Human suffering is eveyone’s first concern but sadly for cows on one dairy unit operated by Mr Lissitsa, the animals' future is bleak.
"The situation in north Ukraine is catastrophic. We have no idea what is going on in the villages with no electricity, no internet connection, very bad supply of food and water.
"We have a dairy farm with 1,000 cows, and it looks like they will all die soon, because there is no supply of fodder, no electricity for two days and the old generator we used for milking does not work anymore.
"The Russian soldiers just go through the villages with brutality, they shoot down everyone who is going around on the street so it looks like this modern Ukrainian dairy farm will soon be a memory because the animals will not survive."

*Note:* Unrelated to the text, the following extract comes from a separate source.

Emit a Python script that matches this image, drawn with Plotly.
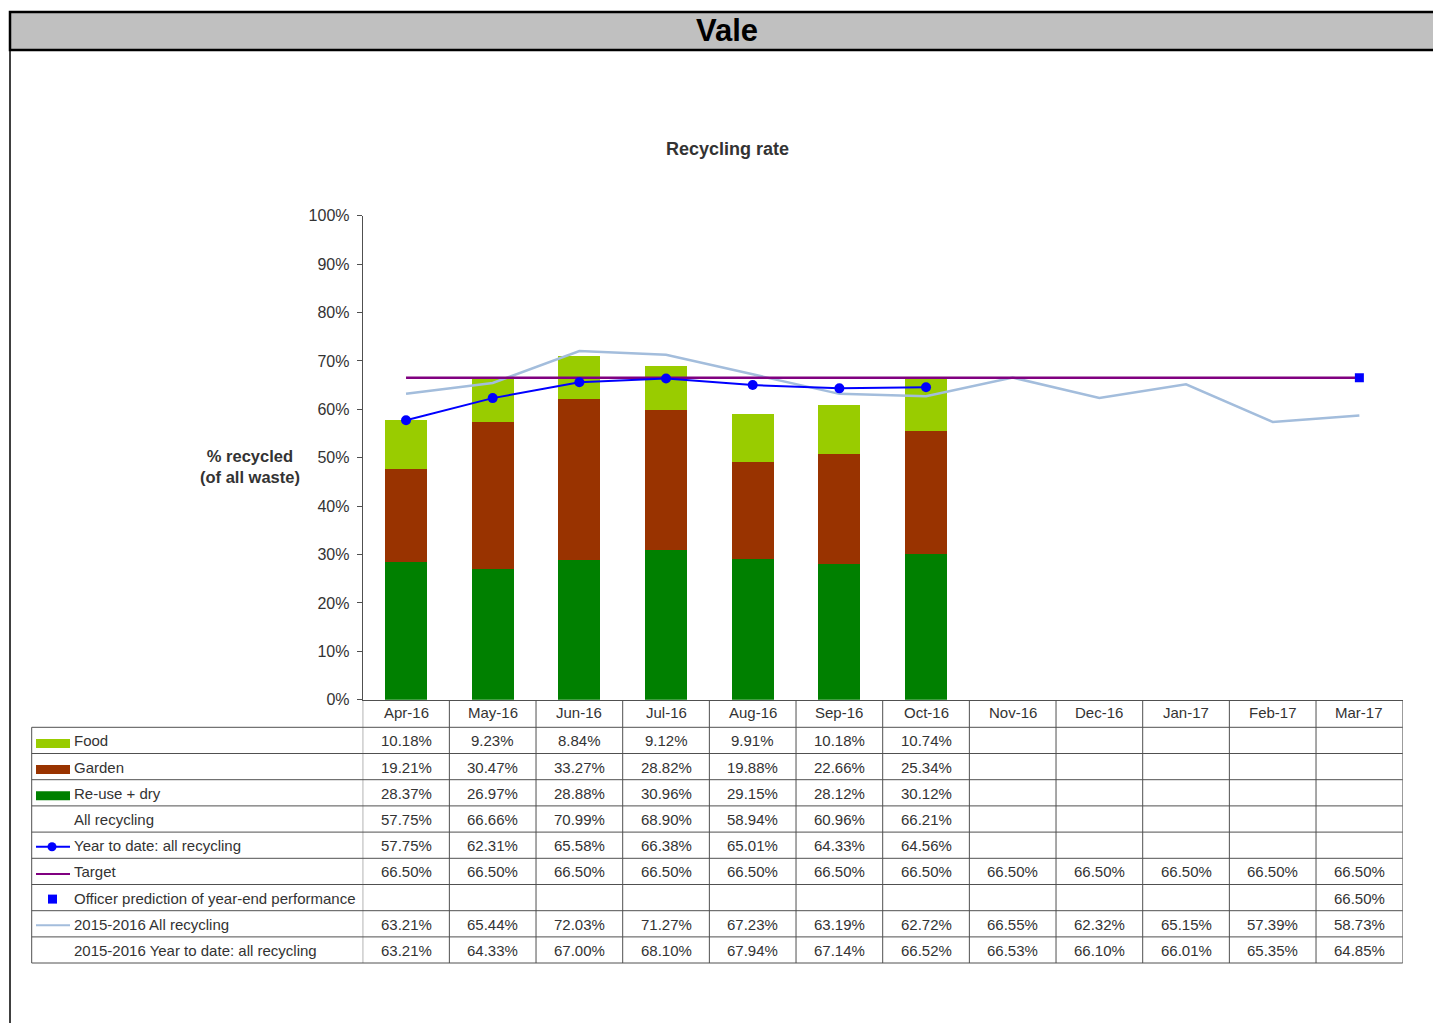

Both men agree that trade access through ports on the Black Sea is crucial if the country is to survive the war.

Mr Lissitsa says the country only has 20% of the diesel that farmers need at the moment but its stores of corn and plant oils are full to capacity and if they are not emptied by exporting the produce there will be no place to store this years harvest.
Mr Huzinga says the port blockade will not just affect Ukrainians in the end.
"There are no ships, the ports don’t take goods, they are closed and the Russians are in front with their warships and they don’t let anything in or out.
"So, the Russians are starving Ukrainians here… but they will also starve the people of Northern Africa and the Middle East because there is no grain transport to these countries and they will soon face serious shortages.
"The first frontline is in Ukraine, but the second will be south of Europe."